GIVEN REQUEST: Could the lines from the start of the data through the line with "(0,0) rectangle (1144,1065);" be set down exactly, with no pictures among them?

STORED DATA:
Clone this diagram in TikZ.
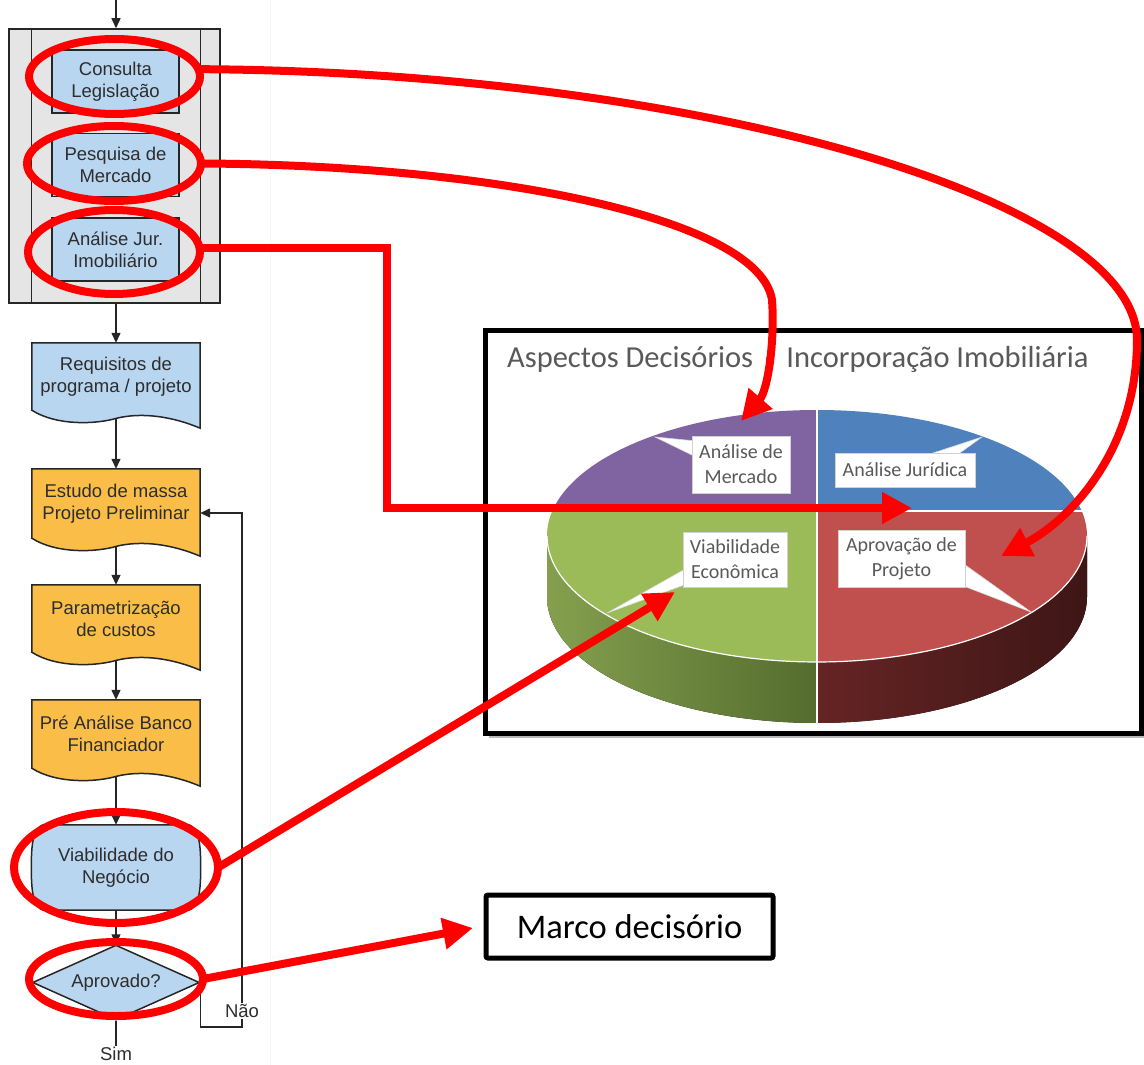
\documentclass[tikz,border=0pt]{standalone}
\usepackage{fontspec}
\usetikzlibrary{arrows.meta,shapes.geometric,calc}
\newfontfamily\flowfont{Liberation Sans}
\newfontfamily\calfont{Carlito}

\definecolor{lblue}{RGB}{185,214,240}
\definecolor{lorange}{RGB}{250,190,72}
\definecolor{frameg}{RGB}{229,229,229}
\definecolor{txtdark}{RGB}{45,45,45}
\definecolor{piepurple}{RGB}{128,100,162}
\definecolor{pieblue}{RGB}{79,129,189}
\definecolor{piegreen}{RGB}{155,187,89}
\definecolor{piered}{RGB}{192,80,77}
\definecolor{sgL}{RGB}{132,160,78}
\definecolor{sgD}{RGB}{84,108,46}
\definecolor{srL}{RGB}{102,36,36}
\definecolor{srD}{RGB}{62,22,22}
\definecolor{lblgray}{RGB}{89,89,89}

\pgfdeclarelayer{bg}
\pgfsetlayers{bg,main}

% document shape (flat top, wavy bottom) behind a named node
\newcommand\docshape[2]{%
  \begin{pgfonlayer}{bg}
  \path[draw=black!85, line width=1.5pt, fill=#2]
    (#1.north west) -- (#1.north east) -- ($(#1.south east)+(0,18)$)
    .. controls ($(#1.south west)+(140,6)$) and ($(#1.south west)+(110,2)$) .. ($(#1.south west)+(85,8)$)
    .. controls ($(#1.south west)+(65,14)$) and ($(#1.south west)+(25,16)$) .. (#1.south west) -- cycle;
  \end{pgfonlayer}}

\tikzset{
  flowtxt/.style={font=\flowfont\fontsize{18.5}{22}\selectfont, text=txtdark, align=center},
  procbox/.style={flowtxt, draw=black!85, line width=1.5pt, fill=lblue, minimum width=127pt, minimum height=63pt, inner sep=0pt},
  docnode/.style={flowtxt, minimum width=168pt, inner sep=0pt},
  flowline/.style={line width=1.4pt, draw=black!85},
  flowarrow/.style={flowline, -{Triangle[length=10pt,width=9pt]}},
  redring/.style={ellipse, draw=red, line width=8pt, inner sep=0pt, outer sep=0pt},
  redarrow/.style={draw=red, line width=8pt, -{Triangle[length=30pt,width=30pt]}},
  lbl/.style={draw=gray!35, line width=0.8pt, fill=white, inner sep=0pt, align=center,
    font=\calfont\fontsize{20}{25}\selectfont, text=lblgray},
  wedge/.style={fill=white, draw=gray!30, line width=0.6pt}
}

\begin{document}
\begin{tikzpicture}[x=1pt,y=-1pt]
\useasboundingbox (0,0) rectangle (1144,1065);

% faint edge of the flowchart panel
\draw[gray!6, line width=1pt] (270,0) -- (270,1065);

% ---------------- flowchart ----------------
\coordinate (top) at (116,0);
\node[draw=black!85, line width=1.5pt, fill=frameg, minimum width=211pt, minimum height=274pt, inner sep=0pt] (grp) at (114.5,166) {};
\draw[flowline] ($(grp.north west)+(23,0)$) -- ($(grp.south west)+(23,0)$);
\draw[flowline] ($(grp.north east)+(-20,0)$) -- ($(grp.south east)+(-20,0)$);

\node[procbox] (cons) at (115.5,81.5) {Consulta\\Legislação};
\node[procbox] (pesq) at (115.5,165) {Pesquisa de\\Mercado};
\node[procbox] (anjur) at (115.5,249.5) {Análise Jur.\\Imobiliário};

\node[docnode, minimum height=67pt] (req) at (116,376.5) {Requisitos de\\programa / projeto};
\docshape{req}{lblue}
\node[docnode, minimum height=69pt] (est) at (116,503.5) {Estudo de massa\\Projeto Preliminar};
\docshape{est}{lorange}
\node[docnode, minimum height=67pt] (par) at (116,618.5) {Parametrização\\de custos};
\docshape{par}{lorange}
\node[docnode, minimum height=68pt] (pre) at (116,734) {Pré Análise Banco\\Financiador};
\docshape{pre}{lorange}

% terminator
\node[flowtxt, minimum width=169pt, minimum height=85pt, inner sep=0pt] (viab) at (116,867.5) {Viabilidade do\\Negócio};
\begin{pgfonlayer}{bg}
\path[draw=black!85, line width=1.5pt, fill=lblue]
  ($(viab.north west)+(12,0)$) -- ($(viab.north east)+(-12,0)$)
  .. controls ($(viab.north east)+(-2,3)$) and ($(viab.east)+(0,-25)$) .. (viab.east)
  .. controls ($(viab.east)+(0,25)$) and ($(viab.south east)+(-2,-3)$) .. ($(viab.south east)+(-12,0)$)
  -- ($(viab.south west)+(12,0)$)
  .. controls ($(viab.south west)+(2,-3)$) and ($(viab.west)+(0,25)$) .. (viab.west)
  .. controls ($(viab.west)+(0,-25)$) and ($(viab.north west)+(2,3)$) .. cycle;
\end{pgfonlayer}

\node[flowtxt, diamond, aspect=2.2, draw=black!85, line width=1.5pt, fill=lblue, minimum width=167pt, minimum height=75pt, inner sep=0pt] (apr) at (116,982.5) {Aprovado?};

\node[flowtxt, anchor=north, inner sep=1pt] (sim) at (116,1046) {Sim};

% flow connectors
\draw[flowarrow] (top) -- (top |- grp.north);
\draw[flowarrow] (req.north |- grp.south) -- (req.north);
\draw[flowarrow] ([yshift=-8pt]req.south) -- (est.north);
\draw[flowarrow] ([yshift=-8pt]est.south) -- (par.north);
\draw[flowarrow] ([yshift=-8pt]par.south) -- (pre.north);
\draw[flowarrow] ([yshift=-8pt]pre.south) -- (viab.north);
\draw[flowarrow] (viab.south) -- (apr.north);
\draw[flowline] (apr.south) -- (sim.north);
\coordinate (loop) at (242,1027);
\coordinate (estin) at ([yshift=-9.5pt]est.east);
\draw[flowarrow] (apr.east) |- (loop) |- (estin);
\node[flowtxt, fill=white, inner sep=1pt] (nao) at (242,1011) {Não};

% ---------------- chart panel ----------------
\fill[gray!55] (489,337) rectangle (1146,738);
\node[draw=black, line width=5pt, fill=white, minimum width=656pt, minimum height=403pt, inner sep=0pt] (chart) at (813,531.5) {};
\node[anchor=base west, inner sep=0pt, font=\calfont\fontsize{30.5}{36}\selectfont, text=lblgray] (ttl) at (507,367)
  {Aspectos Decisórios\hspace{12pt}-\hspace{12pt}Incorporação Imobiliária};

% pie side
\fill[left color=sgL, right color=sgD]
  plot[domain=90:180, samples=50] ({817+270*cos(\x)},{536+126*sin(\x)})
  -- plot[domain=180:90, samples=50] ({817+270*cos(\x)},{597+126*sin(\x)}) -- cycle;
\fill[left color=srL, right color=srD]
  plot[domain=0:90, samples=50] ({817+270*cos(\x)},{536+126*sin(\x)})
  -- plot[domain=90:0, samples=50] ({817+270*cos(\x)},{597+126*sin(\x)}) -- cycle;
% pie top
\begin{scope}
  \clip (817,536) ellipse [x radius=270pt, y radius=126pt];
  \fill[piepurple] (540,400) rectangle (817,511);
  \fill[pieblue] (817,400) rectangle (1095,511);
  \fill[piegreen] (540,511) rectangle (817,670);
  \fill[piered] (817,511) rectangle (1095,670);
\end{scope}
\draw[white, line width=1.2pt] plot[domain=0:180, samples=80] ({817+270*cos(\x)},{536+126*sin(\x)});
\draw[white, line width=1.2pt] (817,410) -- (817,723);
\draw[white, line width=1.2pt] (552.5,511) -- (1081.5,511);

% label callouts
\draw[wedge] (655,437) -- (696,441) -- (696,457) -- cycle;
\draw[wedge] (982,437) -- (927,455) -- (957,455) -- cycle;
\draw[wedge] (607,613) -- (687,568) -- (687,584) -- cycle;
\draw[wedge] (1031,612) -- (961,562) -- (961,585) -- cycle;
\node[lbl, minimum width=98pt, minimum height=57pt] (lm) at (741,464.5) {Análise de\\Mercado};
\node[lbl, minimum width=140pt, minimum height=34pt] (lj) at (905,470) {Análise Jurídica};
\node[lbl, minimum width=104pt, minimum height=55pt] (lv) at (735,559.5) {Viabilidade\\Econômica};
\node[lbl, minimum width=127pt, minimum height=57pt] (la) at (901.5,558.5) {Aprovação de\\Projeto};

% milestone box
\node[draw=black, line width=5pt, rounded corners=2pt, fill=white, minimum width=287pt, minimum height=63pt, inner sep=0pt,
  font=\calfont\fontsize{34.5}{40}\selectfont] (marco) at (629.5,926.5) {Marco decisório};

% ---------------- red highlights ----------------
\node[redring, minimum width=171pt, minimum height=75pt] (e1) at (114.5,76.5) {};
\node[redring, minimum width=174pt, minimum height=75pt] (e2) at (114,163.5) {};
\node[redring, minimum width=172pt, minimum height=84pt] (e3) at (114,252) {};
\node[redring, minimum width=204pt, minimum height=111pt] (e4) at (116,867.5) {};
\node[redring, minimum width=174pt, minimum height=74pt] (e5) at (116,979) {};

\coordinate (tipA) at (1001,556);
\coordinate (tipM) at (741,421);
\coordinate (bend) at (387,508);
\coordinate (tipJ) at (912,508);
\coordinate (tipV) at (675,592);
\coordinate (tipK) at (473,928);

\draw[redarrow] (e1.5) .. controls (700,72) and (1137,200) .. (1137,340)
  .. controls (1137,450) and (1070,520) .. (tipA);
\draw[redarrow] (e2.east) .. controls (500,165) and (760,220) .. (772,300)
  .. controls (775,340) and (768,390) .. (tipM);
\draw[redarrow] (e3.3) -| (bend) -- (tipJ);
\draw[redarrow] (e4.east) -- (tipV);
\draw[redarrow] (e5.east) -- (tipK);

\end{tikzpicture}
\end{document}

RESULT BELOW:
Clone this diagram in TikZ.
\documentclass[tikz,border=0pt]{standalone}
\usepackage{fontspec}
\usetikzlibrary{arrows.meta,shapes.geometric,calc}
\newfontfamily\flowfont{Liberation Sans}
\newfontfamily\calfont{Carlito}

\definecolor{lblue}{RGB}{185,214,240}
\definecolor{lorange}{RGB}{250,190,72}
\definecolor{frameg}{RGB}{229,229,229}
\definecolor{txtdark}{RGB}{45,45,45}
\definecolor{piepurple}{RGB}{128,100,162}
\definecolor{pieblue}{RGB}{79,129,189}
\definecolor{piegreen}{RGB}{155,187,89}
\definecolor{piered}{RGB}{192,80,77}
\definecolor{sgL}{RGB}{132,160,78}
\definecolor{sgD}{RGB}{84,108,46}
\definecolor{srL}{RGB}{102,36,36}
\definecolor{srD}{RGB}{62,22,22}
\definecolor{lblgray}{RGB}{89,89,89}

\pgfdeclarelayer{bg}
\pgfsetlayers{bg,main}

% document shape (flat top, wavy bottom) behind a named node
\newcommand\docshape[2]{%
  \begin{pgfonlayer}{bg}
  \path[draw=black!85, line width=1.5pt, fill=#2]
    (#1.north west) -- (#1.north east) -- ($(#1.south east)+(0,18)$)
    .. controls ($(#1.south west)+(140,6)$) and ($(#1.south west)+(110,2)$) .. ($(#1.south west)+(85,8)$)
    .. controls ($(#1.south west)+(65,14)$) and ($(#1.south west)+(25,16)$) .. (#1.south west) -- cycle;
  \end{pgfonlayer}}

\tikzset{
  flowtxt/.style={font=\flowfont\fontsize{18.5}{22}\selectfont, text=txtdark, align=center},
  procbox/.style={flowtxt, draw=black!85, line width=1.5pt, fill=lblue, minimum width=127pt, minimum height=63pt, inner sep=0pt},
  docnode/.style={flowtxt, minimum width=168pt, inner sep=0pt},
  flowline/.style={line width=1.4pt, draw=black!85},
  flowarrow/.style={flowline, -{Triangle[length=10pt,width=9pt]}},
  redring/.style={ellipse, draw=red, line width=8pt, inner sep=0pt, outer sep=0pt},
  redarrow/.style={draw=red, line width=8pt, -{Triangle[length=30pt,width=30pt]}},
  lbl/.style={draw=gray!35, line width=0.8pt, fill=white, inner sep=0pt, align=center,
    font=\calfont\fontsize{20}{25}\selectfont, text=lblgray},
  wedge/.style={fill=white, draw=gray!30, line width=0.6pt}
}

\begin{document}
\begin{tikzpicture}[x=1pt,y=-1pt]
\useasboundingbox (0,0) rectangle (1144,1065);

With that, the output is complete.